Output details
34 - Art and Design: History, Practice and Theory
Lancaster University
Hollywood Costume
This exhibition grew out of a Ph.D. thesis which Frayling supervised, by Deborah Nadoolman Landis—a Hollywood costume designer, now Professor of Film and Television Costume at U.C.L.A. Together, we conceived and planned the exhibition—the first of its kind anywhere, on this scale, since the 1970s, and only the second exhibition devoted to film in the V&A’s history. As a Trustee of the museum, I persuaded it to back a feasibility study on a) the location and availability of authentic original costumes,, where possible with provenance b) innovative ways of displaying them, beyond the usual ‘waxworks’ approach c) the estimated costs. Eventually, Hollywood Costume was greenlit, with Landis (in Hollywood) and Frayling (in London) as guest curators, backed by a team from the performing arts department within the museum, and designers from Casson-Mann. The detailed planning and realisation took three years.
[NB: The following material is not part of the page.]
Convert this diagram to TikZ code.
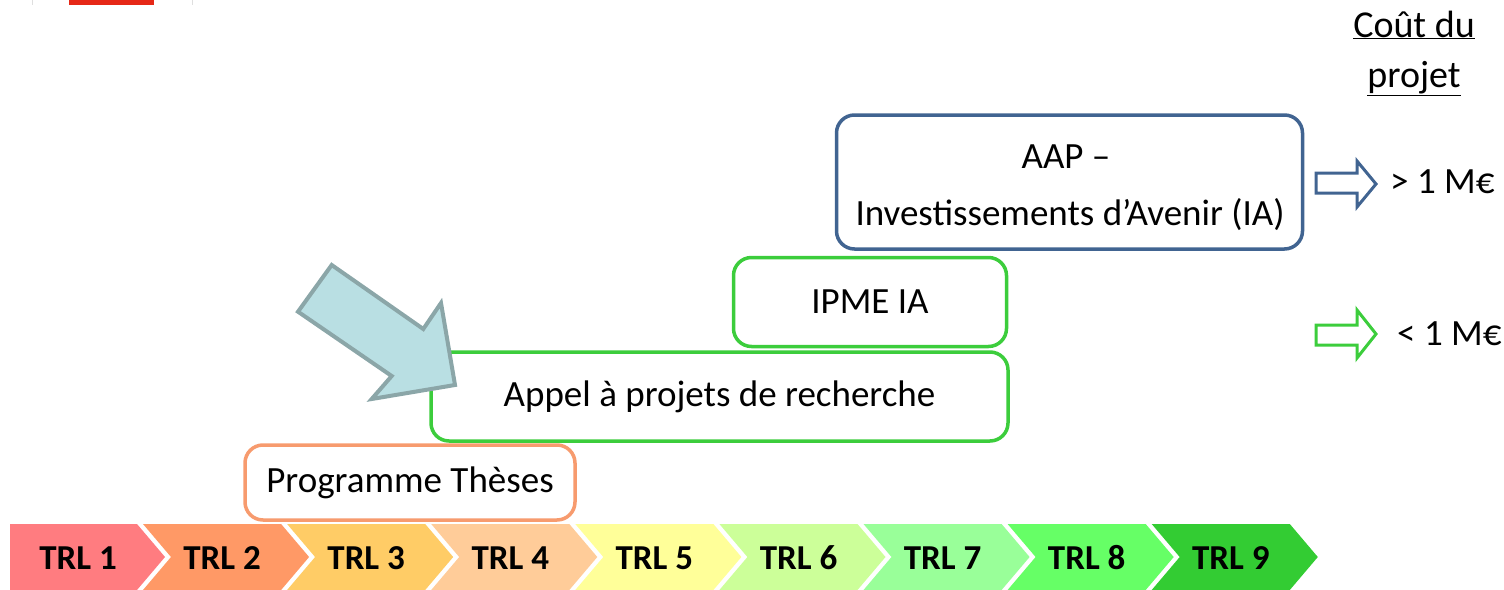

Landis sourced most of the costumes, persuaded the owners to lend them and interviewed the designers/actors/directors; Frayling provided much of the written material in the exhibition, shaped the narrative and translated Hollywood into South Kensington. Exhibitions about film, turning a 2-D experience into a 3-D one, are notoriously difficult to accomplish in museums. Innovations in Hollywood Costume included: a continuous musical soundtrack, the digital displays, visual links between the costumes and the scripts as written, interviews with practitioners about individual exhibits, integrated film clips showing the costumes in their cinematic contexts under original lighting conditions. Hollywood Costume was extensively reviewed in the national and international press (see attached), and may have set a new benchmark for exhibitions about film in national museums.